Today, a master navigator named Mau Piailug from Satawal helped lead a Pacific-wide revival of traditional wayfinding before he died in 2010. His students went on to navigate canoes from Hawaii to Tahiti and around the world, all without instruments. Which, if you think about it, means a Micronesian fisherman in the 1970s knew how to do something most modern ship captains can't.

Frequently Asked Questions

Where is Micronesia?

The Federated States of Micronesia is a country in the western Pacific Ocean, north of the equator and east of the Philippines. It consists of more than 600 islands across four states: Yap, Chuuk, Pohnpei, and Kosrae.

What currency does Micronesia use?

Micronesia uses the United States dollar as its official currency. This dates back to the country's history as part of the Trust Territory of the Pacific Islands, which was administered by the United States after World War II.

Is Micronesia the same as the Marshall Islands or Palau?

No. The Federated States of Micronesia is one country in the larger geographic region also called Micronesia.
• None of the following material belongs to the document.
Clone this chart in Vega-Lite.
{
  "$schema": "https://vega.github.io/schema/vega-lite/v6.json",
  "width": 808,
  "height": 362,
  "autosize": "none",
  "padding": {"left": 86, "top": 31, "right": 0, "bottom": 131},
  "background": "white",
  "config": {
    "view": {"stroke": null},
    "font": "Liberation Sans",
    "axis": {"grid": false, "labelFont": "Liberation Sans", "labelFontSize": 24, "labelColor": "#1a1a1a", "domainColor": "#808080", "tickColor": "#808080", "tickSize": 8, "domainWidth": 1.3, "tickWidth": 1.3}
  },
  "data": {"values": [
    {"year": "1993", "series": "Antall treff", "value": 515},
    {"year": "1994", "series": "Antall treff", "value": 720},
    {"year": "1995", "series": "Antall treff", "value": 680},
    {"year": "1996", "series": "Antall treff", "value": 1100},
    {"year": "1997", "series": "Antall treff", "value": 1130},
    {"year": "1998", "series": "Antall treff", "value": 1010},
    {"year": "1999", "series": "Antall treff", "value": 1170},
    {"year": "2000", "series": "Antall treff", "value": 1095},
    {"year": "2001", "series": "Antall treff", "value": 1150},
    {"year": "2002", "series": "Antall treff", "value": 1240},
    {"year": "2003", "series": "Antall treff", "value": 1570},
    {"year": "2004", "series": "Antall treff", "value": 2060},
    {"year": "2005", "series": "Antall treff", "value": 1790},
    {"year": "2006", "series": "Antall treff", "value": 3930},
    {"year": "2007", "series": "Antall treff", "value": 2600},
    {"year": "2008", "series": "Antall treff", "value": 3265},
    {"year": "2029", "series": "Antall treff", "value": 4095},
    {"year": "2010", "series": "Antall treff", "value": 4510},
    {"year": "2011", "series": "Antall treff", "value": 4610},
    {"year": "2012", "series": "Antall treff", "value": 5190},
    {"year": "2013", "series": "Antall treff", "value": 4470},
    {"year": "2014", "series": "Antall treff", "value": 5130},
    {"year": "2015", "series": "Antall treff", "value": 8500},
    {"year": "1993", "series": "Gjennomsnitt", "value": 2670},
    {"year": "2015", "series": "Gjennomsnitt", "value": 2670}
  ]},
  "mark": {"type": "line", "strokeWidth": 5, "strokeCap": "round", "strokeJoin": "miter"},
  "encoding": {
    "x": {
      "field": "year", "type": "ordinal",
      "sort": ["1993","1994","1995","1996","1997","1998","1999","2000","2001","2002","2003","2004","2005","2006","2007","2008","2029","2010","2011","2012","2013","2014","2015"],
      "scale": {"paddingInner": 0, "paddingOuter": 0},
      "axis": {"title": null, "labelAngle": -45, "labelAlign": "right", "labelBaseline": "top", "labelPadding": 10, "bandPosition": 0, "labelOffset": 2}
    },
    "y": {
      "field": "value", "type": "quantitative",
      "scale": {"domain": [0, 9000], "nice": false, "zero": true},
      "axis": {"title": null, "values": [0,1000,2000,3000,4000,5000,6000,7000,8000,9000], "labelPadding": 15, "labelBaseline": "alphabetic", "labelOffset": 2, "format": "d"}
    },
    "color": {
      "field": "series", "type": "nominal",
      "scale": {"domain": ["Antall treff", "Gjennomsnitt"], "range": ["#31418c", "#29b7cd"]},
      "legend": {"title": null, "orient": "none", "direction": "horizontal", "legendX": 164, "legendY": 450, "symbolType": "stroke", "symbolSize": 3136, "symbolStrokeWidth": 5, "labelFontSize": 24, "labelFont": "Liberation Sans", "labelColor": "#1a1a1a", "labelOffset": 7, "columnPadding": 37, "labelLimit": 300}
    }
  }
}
The Marshall Islands and Palau are separate independent nations in the same region, with their own governments, languages, and histories.

What is stone money in Micronesia?

Stone money, called Rai, is a traditional currency from the island of Yap. The stones are carved limestone discs that can weigh several tons. Ownership changes through community agreement, while the stones themselves stay in place, often for generations.

Do I need a visa to visit Micronesia?

US citizens do not need a visa to enter Micronesia for stays up to 30 days, thanks to the Compact of Free Association between the two countries. Most other nationalities can enter visa-free for short visits with a valid passport.